§ REQUIRED TASK
Can you transcribe the data exactly? Leave the pictures out.

§ GIVEN DATA
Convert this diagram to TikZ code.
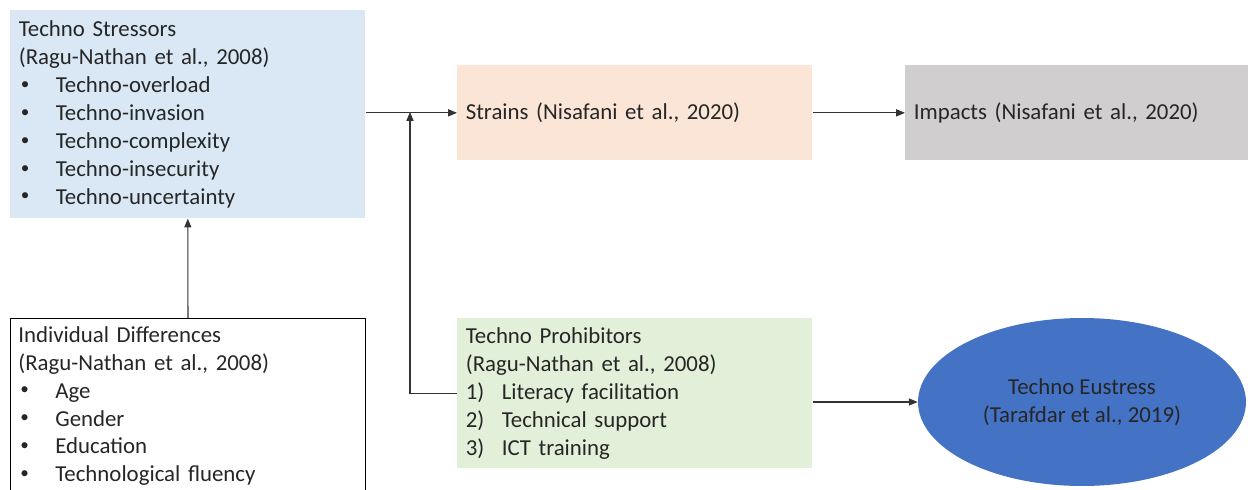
\documentclass[tikz,border=0pt]{standalone}
\usepackage{fontspec}
\setmainfont{Carlito}
\usepackage{xcolor}
\usepackage{tikz}
\usetikzlibrary{shapes.geometric}
\usetikzlibrary{arrows.meta}
\usetikzlibrary{positioning}
\definecolor{stressblue}{HTML}{DAE8F5}
\definecolor{strainpeach}{HTML}{FBE5D6}
\definecolor{impactgray}{HTML}{D0CECE}
\definecolor{prohibgreen}{HTML}{E2F0D9}
\definecolor{eublue}{HTML}{4472C4}
\newcommand{\bul}[1]{\makebox[0.74cm][l]{\hspace{0.04cm}\raisebox{0.3ex}{\scalebox{0.75}{\textbullet}}}#1}
\newcommand{\num}[2]{\makebox[0.72cm][l]{#1)}#2}
\tikzset{
    Box/.style = {rectangle, anchor=north west, align=left, inner xsep=0.17cm, text=black!85,
                  font=\fontsize{13pt}{15.9pt}\selectfont},
    stressbox/.style = {Box, fill=stressblue, minimum width=7.1cm, minimum height=4.16cm, text width=6.76cm},
    strainbox/.style = {Box, fill=strainpeach, minimum width=7.1cm, minimum height=1.9cm, text width=6.76cm},
    impactbox/.style = {Box, fill=impactgray, minimum width=6.9cm, minimum height=1.9cm, text width=6.56cm},
    prohibbox/.style = {Box, fill=prohibgreen, minimum width=7.1cm, minimum height=3cm, text width=6.76cm},
    indbox/.style = {Box, draw=black, line width=0.6pt, minimum width=7.1cm, minimum height=4cm},
    eunode/.style = {ellipse, fill=eublue, minimum width=6.56cm, minimum height=3.36cm, align=center,
                  text=black!85, font=\fontsize{13pt}{15.9pt}\selectfont},
    arr/.style = {-{Triangle[length=5pt,width=4pt]}, line width=0.6pt, black!80},
}
\begin{document}
\begin{tikzpicture}[x=0.02cm, y=-0.02cm]
  \useasboundingbox (0,0) rectangle (1248,490);
  \begin{scope}
  \clip (0,0) rectangle (1248,490);
  \node[stressbox] (stress) at (10,10) {Techno Stressors\\(Ragu-Nathan et al., 2008)\\
      \bul{Techno-overload}\\\bul{Techno-invasion}\\\bul{Techno-complexity}\\
      \bul{Techno-insecurity}\\\bul{Techno-uncertainty}};
  \node[strainbox] (strains) at (457,65) {Strains (Nisafani et al., 2020)};
  \node[impactbox] (impacts) at (905,65) {Impacts (Nisafani et al., 2020)};
  \node[prohibbox] (prohib) at (457,318) {Techno Prohibitors\\(Ragu-Nathan et al., 2008)\\
      \num{1}{Literacy facilitation}\\\num{2}{Technical support}\\\num{3}{ICT training}};
  \node[indbox] (indiv) at (10,318) {};
  \node[Box, anchor=north west, inner sep=0pt, text width=6.7cm] (indtxt) at (18,326)
      {Individual Differences\\(Ragu-Nathan et al., 2008)\\
      \bul{Age}\\\bul{Gender}\\\bul{Education}\\\bul{Technological fluency}};
  \node[eunode] (eustress) at (1082,402) {Techno Eustress\\(Tarafdar et al., 2019)};
  \end{scope}
  \coordinate (jn) at (410,112);
  \draw[arr] (stress.east |- strains.west) -- (strains.west);
  \draw[arr] (prohib.west) -| (jn);
  \draw[arr] (indiv.north) -- (stress.south);
  \draw[arr] (strains.east) -- (impacts.west);
  \draw[arr] (prohib.east |- eustress.west) -- (eustress.west);
\end{tikzpicture}
\end{document}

§ SOLVED PROBLEM
Convert this diagram to TikZ code.
\documentclass[tikz,border=0pt]{standalone}
\usepackage{fontspec}
\setmainfont{Carlito}
\usepackage{xcolor}
\usepackage{tikz}
\usetikzlibrary{shapes.geometric}
\usetikzlibrary{arrows.meta}
\usetikzlibrary{positioning}
\definecolor{stressblue}{HTML}{DAE8F5}
\definecolor{strainpeach}{HTML}{FBE5D6}
\definecolor{impactgray}{HTML}{D0CECE}
\definecolor{prohibgreen}{HTML}{E2F0D9}
\definecolor{eublue}{HTML}{4472C4}
\newcommand{\bul}[1]{\makebox[0.74cm][l]{\hspace{0.04cm}\raisebox{0.3ex}{\scalebox{0.75}{\textbullet}}}#1}
\newcommand{\num}[2]{\makebox[0.72cm][l]{#1)}#2}
\tikzset{
    Box/.style = {rectangle, anchor=north west, align=left, inner xsep=0.17cm, text=black!85,
                  font=\fontsize{13pt}{15.9pt}\selectfont},
    stressbox/.style = {Box, fill=stressblue, minimum width=7.1cm, minimum height=4.16cm, text width=6.76cm},
    strainbox/.style = {Box, fill=strainpeach, minimum width=7.1cm, minimum height=1.9cm, text width=6.76cm},
    impactbox/.style = {Box, fill=impactgray, minimum width=6.9cm, minimum height=1.9cm, text width=6.56cm},
    prohibbox/.style = {Box, fill=prohibgreen, minimum width=7.1cm, minimum height=3cm, text width=6.76cm},
    indbox/.style = {Box, draw=black, line width=0.6pt, minimum width=7.1cm, minimum height=4cm},
    eunode/.style = {ellipse, fill=eublue, minimum width=6.56cm, minimum height=3.36cm, align=center,
                  text=black!85, font=\fontsize{13pt}{15.9pt}\selectfont},
    arr/.style = {-{Triangle[length=5pt,width=4pt]}, line width=0.6pt, black!80},
}
\begin{document}
\begin{tikzpicture}[x=0.02cm, y=-0.02cm]
  \useasboundingbox (0,0) rectangle (1248,490);
  \begin{scope}
  \clip (0,0) rectangle (1248,490);
  \node[stressbox] (stress) at (10,10) {Techno Stressors\\(Ragu-Nathan et al., 2008)\\
      \bul{Techno-overload}\\\bul{Techno-invasion}\\\bul{Techno-complexity}\\
      \bul{Techno-insecurity}\\\bul{Techno-uncertainty}};
  \node[strainbox] (strains) at (457,65) {Strains (Nisafani et al., 2020)};
  \node[impactbox] (impacts) at (905,65) {Impacts (Nisafani et al., 2020)};
  \node[prohibbox] (prohib) at (457,318) {Techno Prohibitors\\(Ragu-Nathan et al., 2008)\\
      \num{1}{Literacy facilitation}\\\num{2}{Technical support}\\\num{3}{ICT training}};
  \node[indbox] (indiv) at (10,318) {};
  \node[Box, anchor=north west, inner sep=0pt, text width=6.7cm] (indtxt) at (18,326)
      {Individual Differences\\(Ragu-Nathan et al., 2008)\\
      \bul{Age}\\\bul{Gender}\\\bul{Education}\\\bul{Technological fluency}};
  \node[eunode] (eustress) at (1082,402) {Techno Eustress\\(Tarafdar et al., 2019)};
  \end{scope}
  \coordinate (jn) at (410,112);
  \draw[arr] (stress.east |- strains.west) -- (strains.west);
  \draw[arr] (prohib.west) -| (jn);
  \draw[arr] (indiv.north) -- (stress.south);
  \draw[arr] (strains.east) -- (impacts.west);
  \draw[arr] (prohib.east |- eustress.west) -- (eustress.west);
\end{tikzpicture}
\end{document}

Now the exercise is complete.